Opening a body shop is expensive, too, with capital costs -- excluding real estate -- of $1 million or more.
Toyota also is looking at why more dealerships aren't participating. The program isn't new; collision certification has been a part of Toyota's service program since 2001. A big part of the problem, Coster says, is that Toyota lacks sufficient field staff to certify interested dealers.
Matching paint properly
A Toyota certified collision center assures customers that the proper repair equipment, replacement parts and paint-matching technology are used, whereas independents might use aftermarket parts and not have the most accurate paint codes. Plus, when repairs are completed with Toyota parts, factory warranties transfer.
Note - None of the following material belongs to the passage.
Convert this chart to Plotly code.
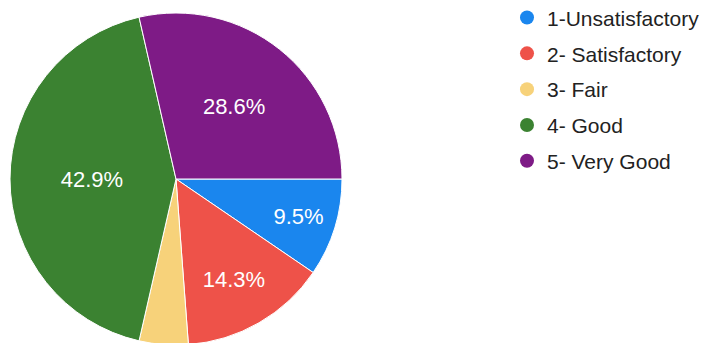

That means the parts department benefits, too.
To be certified, a body shop must have specific equipment and meet certain process and training requirements as well as customer service and business process targets.
Toyota of North Hollywood, northwest of Los Angeles, has had a body shop for nearly 50 years. It became Toyota certified when the program began in 2001. The body shop, with 41 employees on staff, should generate about $6.5 million in revenue from about 2,000 repair orders this year, says Cesar Valera, the store's body shop director.
Equipment required to be certified includes proper paint-spraying equipment with downdrafts and a framing machine with an electronic measuring system and printout.
"You can't just do it mechanically and eyeball it," Valera says.
Lower hourly rates
Every year, or when a new model comes out, body shop technicians, estimators, painters and managers -- "pretty much everyone but the porters and office staff" -- need to be re-certified, Valera says.
While service loyalty jumps with a certified body shop, margins on body shop work are slimmer than those on regular service work.
Body shops tend to charge $40 to $50 an hour, whereas mechanical service work runs up to $120 an hour.
At Puente Hills Toyota's certified shop, 20 miles east of downtown Los Angeles, Rob Huntington's staff of 32 complete about 240 repair orders -- generating $450,000 in revenue -- every month.
Puente Hills Toyota has as much as 40 percent non-Toyota business. That's because the dealership has a trusted "direct report program" arrangement with a dozen insurance companies that eases paperwork hassles for claims, repairs and payments.
"We're stealing work away from other dealers based on our relationship with insurance companies by being Toyota-certified," Huntington says. "The insurance companies know the car will be repaired properly."
But servicing Toyota owners is the body shop's key mission because it maintains customer loyalty, Huntington added.
"We consider ourselves a one-stop shop for our customers," he says. "We like to keep everybody in-house, using all our departments. We work well together. Those dealers who don't have a body shop lose a profit stream."
Huntington appreciates the ongoing education and training that Toyota provides solely to its certified shops.
"They're training us about the new boron steels and what we can and cannot do, where to cut, how to weld," Huntington says. "Those independent shops, I guess they just wing it."